Alex Soojung-Kim Pang
Alex Soojung-Kim Pang, researcher director at the Institute for the Future, has posted a thoughtful essay on his blog about how trends in computing and design might affect the way that futurists work: how they could be used to sharpen our research methods, create new ways of interacting with audiences, and help people see and act on the future more effectively.

The purpose of this essay is to build on [earlier work done by a significant number of groups at the intersection of design and futures], and describe how the relationship between design and futures could be deepened to the benefit of both communities. A closer collaboration, and even more important a hybrid practice that drew on each, would improve product design, profoundly change the way we interact with the future, and create the tools to deal with some of the most critical problems of the 21st century.
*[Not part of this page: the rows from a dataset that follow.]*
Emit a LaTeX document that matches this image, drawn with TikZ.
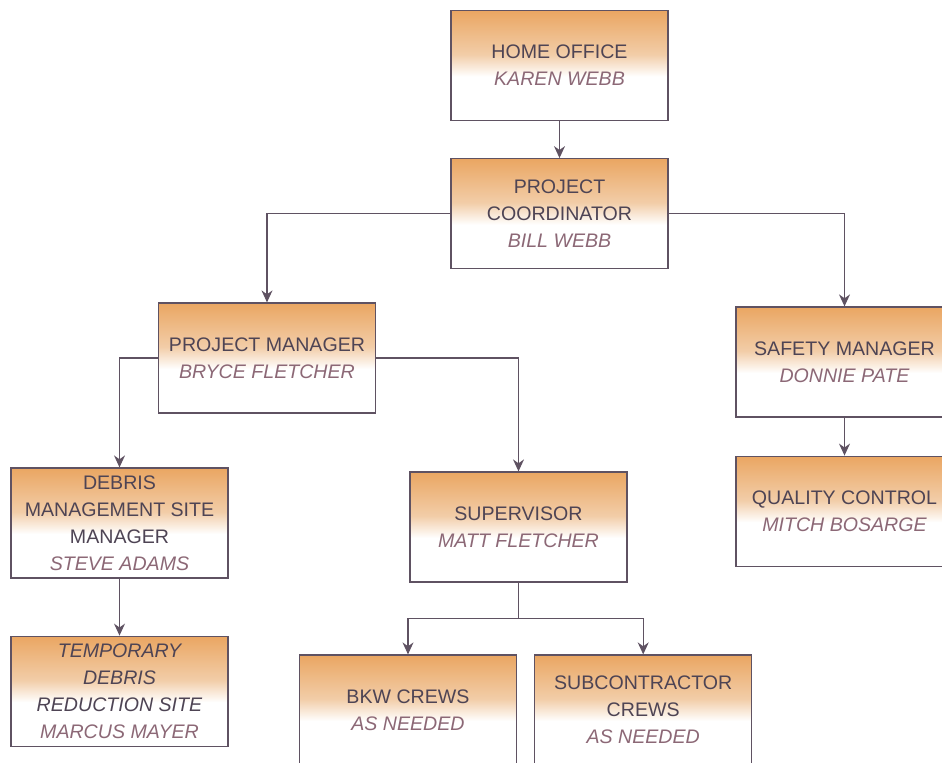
\documentclass[tikz,border=0pt]{standalone}
\usepackage{fontspec}
\setmainfont{Liberation Sans}
\usetikzlibrary{arrows.meta, positioning, calc}

\definecolor{boxtop}{RGB}{234,166,98}
\definecolor{boxmid}{RGB}{242,205,168}
\definecolor{boxline}{RGB}{95,82,98}
\definecolor{titletext}{RGB}{78,68,84}
\definecolor{nametext}{RGB}{140,104,118}

% orange at the top, white from a little below the middle
\pgfdeclareverticalshading{boxfade}{100bp}{color(0bp)=(white); color(45bp)=(white);
    color(55bp)=(boxmid); color(75bp)=(boxtop); color(100bp)=(boxtop)}

\newcommand{\who}[1]{{\itshape\color{nametext}#1}}

\begin{document}
\begin{tikzpicture}[
    x=0.5pt, y=-0.5pt,
    block/.style={rectangle, draw=boxline, line width=0.6pt, shading=boxfade,
                  minimum width=108.5pt, minimum height=55pt, inner sep=2pt,
                  align=center, text=titletext,
                  font=\fontsize{9.8}{13.5}\selectfont},
    arrow/.style={-{Stealth[length=6pt, width=5.5pt]}, draw=boxline, line width=0.6pt},
]
    \useasboundingbox (0,0) rectangle (942,763);
    \clip (0,0) rectangle (942,763);

    \node[block] (home)    at (559.5,65.5) {HOME OFFICE\\ \who{KAREN WEBB}};
    \node[block] (coord)   [below=18.5pt of home] {PROJECT\\ COORDINATOR\\ \who{BILL WEBB}};
    \node[block] (pm)      at (267,358)   {PROJECT MANAGER\\ \who{BRYCE FLETCHER}};
    \node[block] (safety)  at (844.5,362) {SAFETY MANAGER\\ \who{DONNIE PATE}};
    \node[block] (quality) [below=19pt of safety] {QUALITY CONTROL\\ \who{MITCH BOSARGE}};
    \node[block] (debris)  at (119.5,523) {DEBRIS\\ MANAGEMENT SITE\\ MANAGER\\ \who{STEVE ADAMS}};
    \node[block] (temp)    [below=28.5pt of debris]
        {\itshape TEMPORARY\\ \itshape DEBRIS\\ \itshape REDUCTION SITE\\ \who{MARCUS MAYER}};
    \node[block] (super)   at (518.5,527) {SUPERVISOR\\ \who{MATT FLETCHER}};
    \node[block] (bkw)     at (408,710)   {BKW CREWS\\ \who{AS NEEDED}};
    \node[block] (sub)     [right=8.5pt of bkw] {SUBCONTRACTOR\\ CREWS\\ \who{AS NEEDED}};

    \draw[arrow] (home.south) -- (home.south |- coord.north);
    \draw[arrow] (coord.west) -| (pm.north);
    \draw[arrow] (coord.east) -| (safety.north);
    \draw[arrow] (safety) -- (quality);
    \draw[arrow] (pm.west) -| (debris.north);
    \draw[arrow] (pm.east) -| (super.north);
    \draw[arrow] (debris) -- (temp);

    % split below the supervisor
    \coordinate (split) at ($(super.south)!0.5!(super.south |- bkw.north)$);
    \draw[arrow] (super.south) -- (split) -| (bkw.north);
    \draw[arrow] (split) -| (sub.north);
\end{tikzpicture}
\end{document}
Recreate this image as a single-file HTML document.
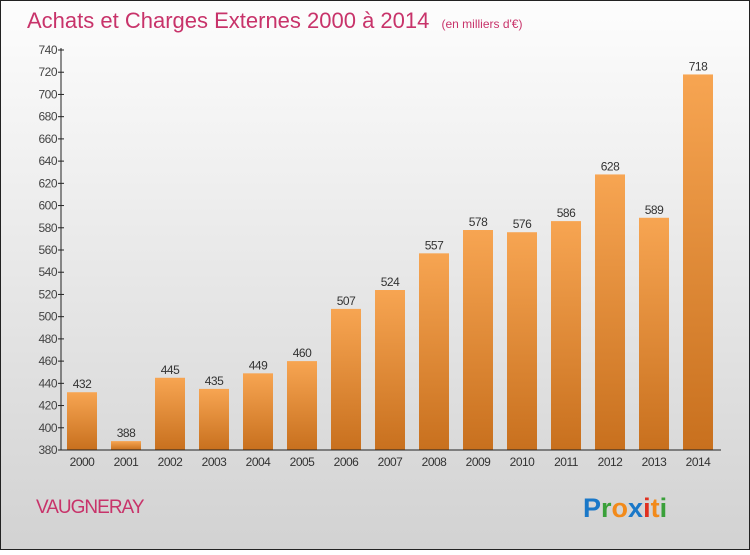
<!DOCTYPE html>
<html><head><meta charset="utf-8"><style>
body{margin:0;width:750px;height:550px;overflow:hidden}
</style></head><body>
<svg id="c" width="750" height="550" xmlns="http://www.w3.org/2000/svg" font-family="Liberation Sans, sans-serif">
<defs>
<linearGradient id="bg" x1="0" y1="0" x2="0" y2="1"><stop offset="0" stop-color="#fdfdfd"/><stop offset="1" stop-color="#d2d2d2"/></linearGradient>
<linearGradient id="bar" x1="0" y1="0" x2="0" y2="1"><stop offset="0" stop-color="#f7a552"/><stop offset="1" stop-color="#c8701e"/></linearGradient>
</defs>
<rect x="0.5" y="0.5" width="749" height="549" fill="url(#bg)" stroke="#222"/>
<text x="27" y="28" font-size="22" fill="#c8336a">Achats et Charges Externes 2000 à 2014 <tspan font-size="12" dx="6">(en milliers d'€)</tspan></text>
<g id="plot"></g>
<text x="36" y="513" font-size="19" fill="#c8336a" letter-spacing="-1">VAUGNERAY</text>
<text x="583" y="517" font-size="27" font-weight="bold"><tspan fill="#1a78c8">P</tspan><tspan fill="#3aa03a">r</tspan><tspan fill="#f28a1a">o</tspan><tspan fill="#1a78c8">x</tspan><tspan fill="#e03020">i</tspan><tspan fill="#f28a1a">t</tspan><tspan fill="#3aa03a">i</tspan></text>
</svg>
<script>
const categories=["2000","2001","2002","2003","2004","2005","2006","2007","2008","2009","2010","2011","2012","2013","2014"];
const values=[432,388,445,435,449,460,507,524,557,578,576,586,628,589,718];
const yTicks=[380,400,420,440,460,480,500,520,540,560,580,600,620,640,660,680,700,720,740];
const NS="http://www.w3.org/2000/svg";
const g=document.getElementById('plot');
const yMin=380,yMax=740,plotTop=50,plotBot=450;
const yS=v=>plotBot-(v-yMin)/(yMax-yMin)*(plotBot-plotTop);
const xS=i=>82+i*44;
function el(t,a){const e=document.createElementNS(NS,t);for(const k in a)e.setAttribute(k,a[k]);g.appendChild(e);return e;}
yTicks.forEach(t=>{
 const l=el('line',{x1:58,x2:64,y1:yS(t),y2:yS(t),stroke:'#222'});
 
 
 const tx=el('text',{x:57,y:yS(t)+4,'font-size':12,fill:'#444','text-anchor':'end','letter-spacing':'-0.5'});
 tx.textContent=t;
 
 
});
categories.forEach((c,i)=>{
 const v=values[i];
 const r=el('rect',{x:xS(i)-15,y:yS(v),width:30,height:plotBot-yS(v),fill:'url(#bar)'});
 
 
 const vl=el('text',{x:xS(i),y:yS(v)-4,'font-size':12,fill:'#333','text-anchor':'middle','letter-spacing':'-0.5'});
 vl.textContent=v;
 
 
 const xl=el('text',{x:xS(i),y:466,'font-size':12,fill:'#333','text-anchor':'middle','letter-spacing':'-0.5'});
 xl.textContent=c;
 
 
});
const ya=el('line',{x1:61,x2:61,y1:48,y2:450,stroke:'#222'});


const xa=el('line',{x1:61,x2:721,y1:450,y2:450,stroke:'#222'});


</script>
</body></html>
I approach this from two directions. First, I describe how design can improve futures. In particular, I argue, research techniques developed by designers– particularly their close attention to human-device interaction– could sharpen thinking about, and forecasting of, the future of technology. Second, I describe the contribution futures can make to design. A combination of new technologies and challenges, I contend, are creating an opportunity to design products that can guide people to make better-informed choices about how they can be used, to reinforce behaviors that help users reach long-term goals, and to create a heightened awareness of the future.

This could have profound implications for futures. It would shift the profession from one that communicates through texts, mainly influences leaders and elites, and influences strategic processes, to one that communicates through things, influences large number of people, and informs everyday decision-making. But this is an essential transformation, as it would give us the ability to help solve the critical problems of the 21st century– problems that, I contend, futures as it currently is practiced is ill-equipped to confront.